This year had its fair share of high-profile comebacks. Some of them latched on to the spirit of innovation that we describe in our editorial above, and some of them didn’t.
Sade, the ageing ice queen of British soul, knocked out the platinum-certified and all-round nice Soldier Of Love, while Phil Collins played his decent cards all too safely with the aptly titled Going Back, a geriatric collection of Motown covers.
Others came back on the radar through different channels. The Rolling Stones made a big fuss out of the re-release of 1972’s Exile On Main St., which became the first album to return to No. 1 after its initial release. And last week, The Beatles’ catalogue finally became available on the iTunes store, following the resolution of the three-way legal dispute between Apple (the electronics company), Apple (the record label), and an apple. The immediate chart success of the band’s downloads will prompt bands like AC/DC – who refuse to upload their music to the iTunes store on ideological grounds – to reconsider their position.
But among the year’s returning stars, three shone particularly brightly. Brian Eno gave us a fairly traditional refraction of the Warp Records sound with Small Craft On A Milk Sea, which nevertheless sounds fresh. As Eno himself has pointed out, the album comes across like a soundtrack without a movie, and it got me yearning for a full new Eno score (his last was for the 1980 arthouse documentary Egon Schiele Exzess und Bestrafung).
Elsewhere, Gil Scott-Heron came out of nowhere (or, more specifically, prison) to make the best album of his career, I’m New Here. The album is at once a fair retrospective of the artist’s troubled career (the lyrical content is overwhelmingly autobiographical) and a startling artistic reinvention: thanks to XL Recordings owner Richard Russell’s minimal production, Scott-Heron sounds as if he’s jamming with Massive Attack.

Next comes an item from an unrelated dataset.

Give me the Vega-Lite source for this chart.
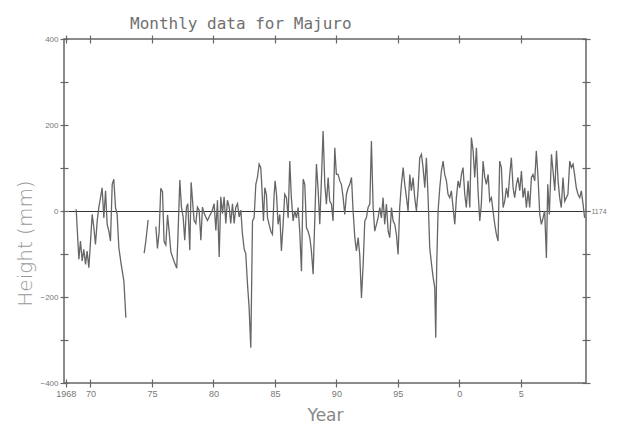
{
  "$schema": "https://vega.github.io/schema/vega-lite/v6.json",
  "width": 522,
  "height": 344,
  "autosize": {"type": "none"},
  "padding": {"left": 64, "top": 39, "right": 32, "bottom": 48},
  "background": "#ffffff",
  "title": {"text": "Monthly data for Majuro", "anchor": "start", "frame": "group", "dx": 66, "offset": 2, "font": "DejaVu Sans Mono", "fontSize": 16, "fontWeight": "normal", "color": "#707070"},
  "config": {
    "view": {"stroke": "#666666", "strokeWidth": 1.5},
    "axis": {"domain": false, "tickColor": "#666666", "tickWidth": 1.2, "tickSize": 8, "offset": -4, "labelFont": "Liberation Sans", "labelColor": "#777777", "labelFontSize": 8, "grid": false}
  },
  "data": {"values": [
    {"year":1968.84,"height":4},{"year":1968.98,"height":-70},{"year":1969.06,"height":-112},{"year":1969.19,"height":-70},{"year":1969.33,"height":-116},{"year":1969.46,"height":-89},{"year":1969.60,"height":-124},{"year":1969.73,"height":-93},{"year":1969.87,"height":-132},{"year":1970.01,"height":-70},{"year":1970.14,"height":-8},{"year":1970.28,"height":-39},{"year":1970.41,"height":-78},{"year":1970.55,"height":-23},{"year":1970.68,"height":8},{"year":1970.82,"height":31},{"year":1970.95,"height":54},{"year":1971.09,"height":-16},{"year":1971.23,"height":47},{"year":1971.36,"height":-31},{"year":1971.50,"height":-47},{"year":1971.63,"height":-70},{"year":1971.77,"height":62},{"year":1971.90,"height":74},{"year":1972.04,"height":8},{"year":1972.17,"height":-8},{"year":1972.31,"height":-85},{"year":1972.50,"height":-124},{"year":1972.72,"height":-163},{"year":1972.88,"height":-248},
    {"year":1973.50,"height":null},
    {"year":1974.37,"height":-98},{"year":1974.50,"height":-71},{"year":1974.69,"height":-21},
    {"year":1975.00,"height":null},
    {"year":1975.32,"height":-36},{"year":1975.45,"height":-87},{"year":1975.59,"height":-48},{"year":1975.72,"height":53},{"year":1975.86,"height":45},{"year":1975.99,"height":-71},{"year":1976.13,"height":-79},{"year":1976.27,"height":-9},{"year":1976.40,"height":-48},{"year":1976.54,"height":-95},{"year":1976.81,"height":-118},{"year":1977.02,"height":-133},{"year":1977.13,"height":-48},{"year":1977.27,"height":72},{"year":1977.40,"height":9},{"year":1977.54,"height":-14},{"year":1977.67,"height":-68},{"year":1977.81,"height":9},{"year":1977.92,"height":17},{"year":1978.08,"height":-91},{"year":1978.19,"height":67},{"year":1978.30,"height":25},{"year":1978.43,"height":-22},{"year":1978.57,"height":-29},{"year":1978.70,"height":9},{"year":1978.84,"height":2},{"year":1978.98,"height":-68},{"year":1979.11,"height":9},{"year":1979.25,"height":-6},{"year":1979.38,"height":-14},{"year":1979.52,"height":-22},{"year":1979.65,"height":-14},{"year":1979.79,"height":-6},{"year":1979.92,"height":2},{"year":1980.06,"height":17},{"year":1980.20,"height":-45},{"year":1980.33,"height":25},{"year":1980.47,"height":-107},{"year":1980.60,"height":33},{"year":1980.74,"height":-6},{"year":1980.87,"height":33},{"year":1981.01,"height":-29},{"year":1981.14,"height":25},{"year":1981.28,"height":9},{"year":1981.41,"height":-29},{"year":1981.55,"height":17},{"year":1981.69,"height":-29},{"year":1981.82,"height":9},{"year":1981.96,"height":17},{"year":1982.09,"height":-14},{"year":1982.23,"height":2},{"year":1982.36,"height":-53},{"year":1982.50,"height":-88},{"year":1982.63,"height":-99},{"year":1982.77,"height":-169},{"year":1982.90,"height":-223},{"year":1983.04,"height":-318},
    {"year":1983.18,"height":-23},{"year":1983.31,"height":-16},{"year":1983.45,"height":62},{"year":1983.58,"height":78},{"year":1983.72,"height":109},{"year":1983.85,"height":101},{"year":1983.93,"height":62},{"year":1984.07,"height":-23},{"year":1984.18,"height":54},{"year":1984.31,"height":39},{"year":1984.40,"height":-16},{"year":1984.53,"height":-31},{"year":1984.67,"height":-47},{"year":1984.80,"height":-54},{"year":1984.94,"height":39},{"year":1985.02,"height":70},{"year":1985.13,"height":39},{"year":1985.26,"height":-31},{"year":1985.40,"height":-8},{"year":1985.53,"height":-93},{"year":1985.67,"height":-31},{"year":1985.80,"height":39},{"year":1985.94,"height":31},{"year":1986.08,"height":-16},{"year":1986.21,"height":116},{"year":1986.34,"height":31},{"year":1986.48,"height":-23},{"year":1986.62,"height":0},{"year":1986.75,"height":-16},{"year":1986.89,"height":8},{"year":1987.02,"height":-47},{"year":1987.16,"height":-140},{"year":1987.30,"height":74},{"year":1987.43,"height":62},{"year":1987.57,"height":-39},{"year":1987.70,"height":-47},{"year":1987.84,"height":-62},{"year":1987.97,"height":-93},{"year":1988.11,"height":-147},{"year":1988.24,"height":-23},{"year":1988.38,"height":109},{"year":1988.52,"height":47},{"year":1988.65,"height":-31},{"year":1988.79,"height":78},{"year":1988.92,"height":186},{"year":1989.06,"height":62},{"year":1989.19,"height":16},{"year":1989.33,"height":78},{"year":1989.46,"height":23},{"year":1989.60,"height":16},{"year":1989.73,"height":-23},{"year":1989.87,"height":147},{"year":1990.00,"height":85},{"year":1990.14,"height":85},{"year":1990.28,"height":70},{"year":1990.41,"height":62},{"year":1990.55,"height":31},{"year":1990.68,"height":-8},{"year":1990.82,"height":39},{"year":1990.96,"height":54},{"year":1991.09,"height":62},{"year":1991.23,"height":78},{"year":1991.36,"height":0},{"year":1991.50,"height":-62},{"year":1991.63,"height":-93},{"year":1991.77,"height":-62},{"year":1991.90,"height":-101},{"year":1992.04,"height":-202},{"year":1992.18,"height":-124},{"year":1992.31,"height":-23},{"year":1992.44,"height":-16},{"year":1992.58,"height":8},{"year":1992.72,"height":16},{"year":1992.85,"height":163},{"year":1992.99,"height":8},{"year":1993.12,"height":-47},{"year":1993.26,"height":-31},{"year":1993.39,"height":-16},{"year":1993.53,"height":8},{"year":1993.66,"height":-16},{"year":1993.80,"height":31},{"year":1993.93,"height":-31},{"year":1994.07,"height":16},{"year":1994.21,"height":-47},{"year":1994.34,"height":-62},{"year":1994.48,"height":8},{"year":1994.61,"height":-23},{"year":1994.75,"height":-31},{"year":1994.88,"height":-54},{"year":1995.02,"height":-101},{"year":1995.15,"height":8},{"year":1995.29,"height":62},{"year":1995.43,"height":101},{"year":1995.56,"height":62},{"year":1995.70,"height":31},{"year":1995.83,"height":0},{"year":1995.97,"height":85},{"year":1996.10,"height":47},{"year":1996.24,"height":78},{"year":1996.37,"height":31},{"year":1996.51,"height":0},{"year":1996.64,"height":47},{"year":1996.78,"height":124},{"year":1996.92,"height":132},{"year":1997.05,"height":101},{"year":1997.19,"height":54},{"year":1997.32,"height":124},{"year":1997.46,"height":31},{"year":1997.59,"height":-85},{"year":1997.74,"height":-124},{"year":1997.87,"height":-155},{"year":1998.00,"height":-178},{"year":1998.08,"height":-295},{"year":1998.16,"height":-124},
    {"year":1998.27,"height":0},{"year":1998.41,"height":54},{"year":1998.54,"height":93},{"year":1998.68,"height":116},{"year":1998.81,"height":85},{"year":1998.95,"height":70},{"year":1999.08,"height":39},{"year":1999.22,"height":31},{"year":1999.35,"height":47},{"year":1999.49,"height":8},{"year":1999.63,"height":-31},{"year":1999.76,"height":31},{"year":1999.90,"height":70},{"year":2000.03,"height":54},{"year":2000.17,"height":85},{"year":2000.30,"height":101},{"year":2000.44,"height":39},{"year":2000.57,"height":8},{"year":2000.71,"height":70},{"year":2000.85,"height":8},{"year":2000.98,"height":171},{"year":2001.12,"height":140},{"year":2001.25,"height":78},{"year":2001.39,"height":147},{"year":2001.52,"height":47},{"year":2001.66,"height":-23},{"year":2001.79,"height":16},{"year":2001.93,"height":116},{"year":2002.07,"height":78},{"year":2002.20,"height":62},{"year":2002.34,"height":85},{"year":2002.47,"height":23},{"year":2002.61,"height":31},{"year":2002.74,"height":0},{"year":2002.88,"height":-31},{"year":2003.01,"height":-54},{"year":2003.15,"height":-70},{"year":2003.28,"height":116},{"year":2003.42,"height":101},{"year":2003.56,"height":8},{"year":2003.69,"height":23},{"year":2003.83,"height":54},{"year":2003.96,"height":31},{"year":2004.10,"height":85},{"year":2004.23,"height":124},{"year":2004.37,"height":54},{"year":2004.50,"height":31},{"year":2004.64,"height":62},{"year":2004.77,"height":78},{"year":2004.91,"height":47},{"year":2005.05,"height":93},{"year":2005.18,"height":31},{"year":2005.32,"height":54},{"year":2005.45,"height":8},{"year":2005.59,"height":47},{"year":2005.72,"height":8},{"year":2005.86,"height":78},{"year":2005.99,"height":85},{"year":2006.13,"height":70},{"year":2006.26,"height":140},{"year":2006.40,"height":78},{"year":2006.54,"height":-8},{"year":2006.67,"height":-31},{"year":2006.81,"height":-16},{"year":2006.94,"height":0},{"year":2007.08,"height":-109},{"year":2007.19,"height":62},{"year":2007.32,"height":-8},{"year":2007.49,"height":132},{"year":2007.62,"height":93},{"year":2007.76,"height":47},{"year":2007.90,"height":140},{"year":2008.03,"height":70},{"year":2008.16,"height":31},{"year":2008.29,"height":8},{"year":2008.43,"height":78},{"year":2008.57,"height":23},{"year":2008.70,"height":31},{"year":2008.83,"height":39},{"year":2008.98,"height":116},{"year":2009.11,"height":101},{"year":2009.25,"height":109},{"year":2009.37,"height":85},{"year":2009.51,"height":54},{"year":2009.65,"height":39},{"year":2009.79,"height":31},{"year":2009.92,"height":47},{"year":2010.06,"height":16},{"year":2010.19,"height":-16}
  ]},
  "layer": [
    {
      "mark": {"type": "line", "color": "#666666", "strokeWidth": 1.3, "invalid": "break-paths-filter-domains", "clip": true},
      "encoding": {
        "x": {"field": "year", "type": "quantitative",
          "scale": {"domain": [1967.85, 2010.3], "nice": false, "zero": false},
          "axis": {"orient": "bottom", "values": [1968, 1970, 1975, 1980, 1985, 1990, 1995, 2000, 2005],
            "labelExpr": "datum.value == 1968 ? '1968' : format(datum.value % 100, 'd')",
            "labelFontSize": 9, "labelPadding": 2, "labelFlush": false,
            "title": "Year", "titleFont": "DejaVu Sans", "titleFontSize": 17, "titleFontWeight": "normal", "titleColor": "#888888", "titlePadding": 9}},
        "y": {"field": "height", "type": "quantitative",
          "scale": {"domain": [-400, 400], "nice": false},
          "axis": {"orient": "left", "values": [-400, -300, -200, -100, 0, 100, 200, 300, 400],
            "labelExpr": "datum.value % 200 === 0 ? datum.label : ''",
            "labelPadding": 2, "labelFlush": false,
            "grid": true, "gridColor": "#333333", "gridWidth": 1,
            "gridOpacity": {"condition": {"test": "datum.value === 0", "value": 1}, "value": 0},
            "title": "Height (mm)", "titleFont": "DejaVu Sans", "titleFontSize": 20, "titleFontWeight": 200, "titleColor": "#999999", "titlePadding": 4, "titleY": 204}}
      }
    },
    {
      "mark": {"type": "line", "strokeOpacity": 0, "invalid": "break-paths-filter-domains"},
      "encoding": {
        "x": {"field": "year", "type": "quantitative",
          "axis": {"orient": "top", "values": [1968, 1970, 1975, 1980, 1985, 1990, 1995, 2000, 2005], "labels": false, "title": null}},
        "y": {"field": "height", "type": "quantitative",
          "axis": {"orient": "right", "values": [-400, -300, -200, -100, 0, 100, 200, 300, 400],
            "labelExpr": "datum.value === 0 ? '1174' : ''", "labelFontSize": 7, "labelPadding": 1, "labelFlush": false, "title": null}}
      }
    }
  ],
  "resolve": {"axis": {"x": "independent", "y": "independent"}}
}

The seasoned trip-hoppers themselves released Heligoland, their first album in seven years, which served as a timely reminder of where dubstep’s moody production comes from. However, it also outlined the limitations of the trip-hop genre: the ominous urban sound that Massive Attack perfected on 1998’s Mezzanine has been subjected to the law of diminishing returns, and now sounds tired. Is trip-hop dead?
Yet for all this, great comebacks are not as common as great debuts, and this year was no exception. Why? Is it because comebacks tend to be motivated by easy profit-seeking rather than creative impulse? Perhaps because we expect more of established veterans than of unknowns? Or do musicians simply get worse as they age?
These are the kinds of questions that could prompt dozens of half-baked Cherwell articles, and I’m wary of answering them here.
Instead, I’ll celebrate 2010 as a fine year for comebacks, and express my hope that the good old times with the old timers continue into 2011: word has it that System Of A Down, Marilyn Manson and The Monkees are among those planning their return. Promising.